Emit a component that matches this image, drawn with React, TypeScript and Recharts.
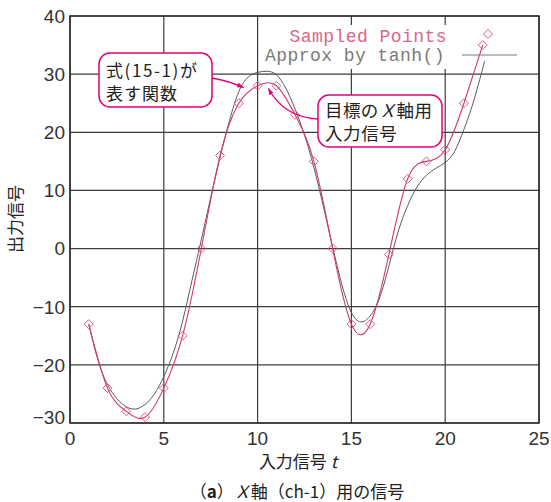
import React from 'react';
import { LineChart, Line, XAxis, YAxis, CartesianGrid, ReferenceArea } from 'recharts';

// Sampled points (pink diamonds)
const sampledT = [1, 2, 3, 4, 5, 6, 7, 8, 9, 10, 11, 12, 13, 14, 15, 16, 17, 18, 19, 20, 21, 22];
const sampledV = [-13, -24, -28, -29, -24, -15, 0, 16, 25, 28, 28, 23, 15, 0, -13, -13, -1, 12, 15, 17, 25, 35];

// Approximation by tanh() (grey curve)
const approxT = [1, 1.5, 2, 2.5, 3, 3.5, 4, 4.5, 5, 5.5, 6, 6.5, 7, 7.5, 8, 8.5, 9, 9.5, 10, 10.5, 11, 11.5, 12, 12.5, 13, 13.5, 14, 14.5, 15, 15.5, 16, 16.5, 17, 17.5, 18, 18.5, 19, 19.5, 20, 20.5, 21, 21.5, 22, 22.1];
const approxV = [-13, -19.3, -23.4, -25.8, -27.2, -27.6, -26.8, -25.0, -22.0, -18.0, -12.5, -5.5, 1.5, 8.8, 15.7, 22.0, 27.0, 29.5, 30.3, 30.5, 29.9, 27.6, 24.0, 19.5, 14.0, 7.3, 0.3, -6.3, -11.0, -12.6, -11.6, -8.5, -3.0, 3.0, 7.4, 10.6, 12.6, 13.8, 14.8, 16.7, 20.5, 25.2, 31.0, 32.3];

const xTicks = [0, 5, 10, 15, 20, 25];
const yTicks = [-30, -20, -10, 0, 10, 20, 30, 40];

const legendLabels = ['Sampled Points', 'Approx by tanh()'];

const sampledData = sampledT.map((t, i) => ({ t, v: sampledV[i] }));
const approxData = approxT.map((t, i) => ({ t, v: approxV[i] }));

const PINK = '#e4007f';
const RED = '#d2386c';
const DIAMOND = '#de5a88';
const GREY = '#5a5a5a';
const JP = '"Noto Sans CJK JP", "Noto Sans", sans-serif';
const NUM = '"Liberation Sans", Arial, sans-serif';

const fmt = (v: number) => String(v).replace('-', '\u2212');

const Diamond = (props: any) => {
  const { cx, cy } = props;
  if (cx == null || cy == null) return null;
  const s = 4.5;
  return (
    <path
      d={`M${cx},${cy - s}L${cx + s},${cy}L${cx},${cy + s}L${cx - s},${cy}Z`}
      fill="none"
      stroke={DIAMOND}
      strokeWidth={1}
    />
  );
};

const YTick = (props: any) => {
  const { x, y, payload } = props;
  const shift = payload.value === -30 ? -6 : 0;
  return (
    <text x={x} y={y + shift} dy="0.36em" textAnchor="end" fontSize={19} fontFamily={NUM} fill="#333">
      {fmt(payload.value)}
    </text>
  );
};

const XTick = (props: any) => {
  const { x, y, payload } = props;
  return (
    <text x={x} y={y} dy="0.71em" textAnchor="middle" fontSize={19} fontFamily={NUM} fill="#333">
      {fmt(payload.value)}
    </text>
  );
};

export default function App() {
  return (
    <div style={{ position: 'absolute', left: 0, top: 0, width: 551, height: 502, background: '#fff' }}>
      <LineChart
        width={551}
        height={502}
        margin={{ top: 16, right: 12, left: 0, bottom: 49 }}
      >
        <CartesianGrid stroke="#3d3d3d" strokeWidth={1.2} />
        <XAxis
          type="number"
          dataKey="t"
          domain={[0, 25]}
          ticks={xTicks}
          allowDataOverflow
          height={30}
          tickLine={false}
          axisLine={false}
          tickSize={0}
          tickMargin={9}
          tick={<XTick />}
        />
        <YAxis
          type="number"
          dataKey="v"
          domain={[-30, 40]}
          ticks={yTicks}
          allowDataOverflow
          width={70}
          tickLine={false}
          axisLine={false}
          tickSize={0}
          tickMargin={5}
          tick={<YTick />}
        />
        <ReferenceArea x1={0} x2={25} y1={-30} y2={40} fill="none" stroke="#2a2a2a" strokeWidth={1.5} ifOverflow="visible" />
        <ReferenceArea x1={10.15} x2={24.4} y1={30.9} y2={38.45} fill="#ffffff" fillOpacity={1} stroke="none" />
        <Line
          data={approxData}
          dataKey="v"
          type="natural"
          stroke={GREY}
          strokeWidth={1}
          dot={false}
          isAnimationActive={false}
        />
        <Line
          data={sampledData}
          dataKey="v"
          type="natural"
          stroke={RED}
          strokeWidth={1.1}
          dot={<Diamond />}
          isAnimationActive={false}
        />
      </LineChart>
      <svg
        width={551}
        height={502}
        style={{ position: 'absolute', left: 0, top: 0, pointerEvents: 'none' }}
      >
        <defs>
          <marker id="ah" viewBox="0 0 10 10" refX="9" refY="5" markerWidth="7" markerHeight="7" orient="auto-start-reverse" markerUnits="userSpaceOnUse">
            <path d="M0,1.5 L10,5 L0,8.5 Z" fill={PINK} />
          </marker>
        </defs>
        {/* legend */}
        <text x={447} y={41.5} textAnchor="end" fontSize={18} letterSpacing={0.45} fontFamily='"Liberation Mono", "DejaVu Sans Mono", monospace' fill="#d9678a">
          {legendLabels[0]}
        </text>
        <text x={445} y={60.5} textAnchor="end" fontSize={18} letterSpacing={0.45} fontFamily='"Liberation Mono", "DejaVu Sans Mono", monospace' fill="#7a7a7a">
          {legendLabels[1]}
        </text>
        <path d="M488,29.5 L492.5,34 L488,38.5 L483.5,34 Z" fill="none" stroke={DIAMOND} strokeWidth={1} />
        <line x1={462} y1={55} x2={517} y2={55} stroke="#7a7a7a" strokeWidth={1.2} />

        {/* callout 1 */}
        <path d="M212,78 Q229,81 243.5,87.5" fill="none" stroke={PINK} strokeWidth={1.3} markerEnd="url(#ah)" />
        <rect x={99} y={53} width={113} height={54} rx={11} ry={11} fill="#fff" stroke={PINK} strokeWidth={1.5} />
        <text x={106} y={77} fontSize={17} fontFamily={JP} fill="#222" letterSpacing={1.6}>式(15-1)が</text>
        <text x={106} y={100} fontSize={17} fontFamily={JP} fill="#222" letterSpacing={1}>表す関数</text>

        {/* callout 2 */}
        <path d="M318,119 C300,118 281,112 268.5,88.5" fill="none" stroke={PINK} strokeWidth={1.3} markerEnd="url(#ah)" />
        <rect x={318} y={95} width={124} height={52} rx={11} ry={11} fill="#fff" stroke={PINK} strokeWidth={1.5} />
        <text x={325} y={116.5} fontSize={17.5} fontFamily={JP} fill="#222" letterSpacing={0.4}>
          目標の<tspan fontStyle="italic">Ｘ</tspan>軸用
        </text>
        <text x={325} y={139.5} fontSize={17.5} fontFamily={JP} fill="#222" letterSpacing={0.6}>入力信号</text>

        {/* axis labels */}
        <text x={0} y={0} transform="translate(22,219) rotate(-90)" textAnchor="middle" fontSize={17} fontFamily={JP} fill="#222">出力信号</text>
        <text x={298} y={468} textAnchor="middle" fontSize={17} fontFamily={JP} fill="#222">
          入力信号 <tspan fontStyle="italic">t</tspan>
        </text>
        <text x={297} y={498} textAnchor="middle" fontSize={17} fontFamily={JP} fill="#222">
          （<tspan fontWeight="bold">a</tspan>）<tspan fontStyle="italic">Ｘ</tspan>軸（ch-1）用の信号
        </text>
      </svg>
    </div>
  );
}
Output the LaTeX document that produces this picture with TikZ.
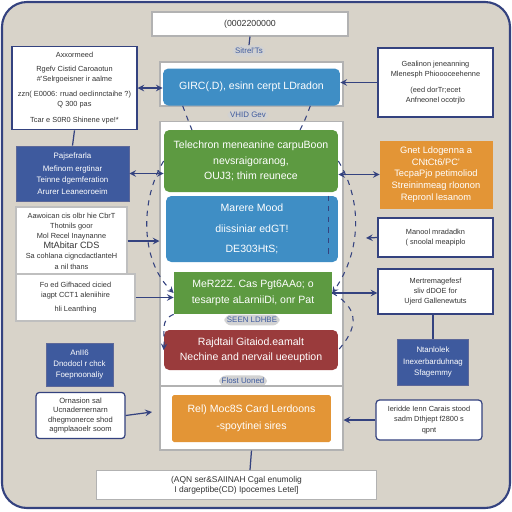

######

◆ **The exercise**: Everything from the top line of the data down to and including the line with "YAxis, CartesianGrid, ReferenceArea" is to be copied, except the pictures.

◆ **Answer below**:
Emit a component that matches this image, drawn with React, TypeScript and Recharts.
import React from 'react';
import { LineChart, Line, XAxis, YAxis, CartesianGrid, ReferenceArea } from 'recharts';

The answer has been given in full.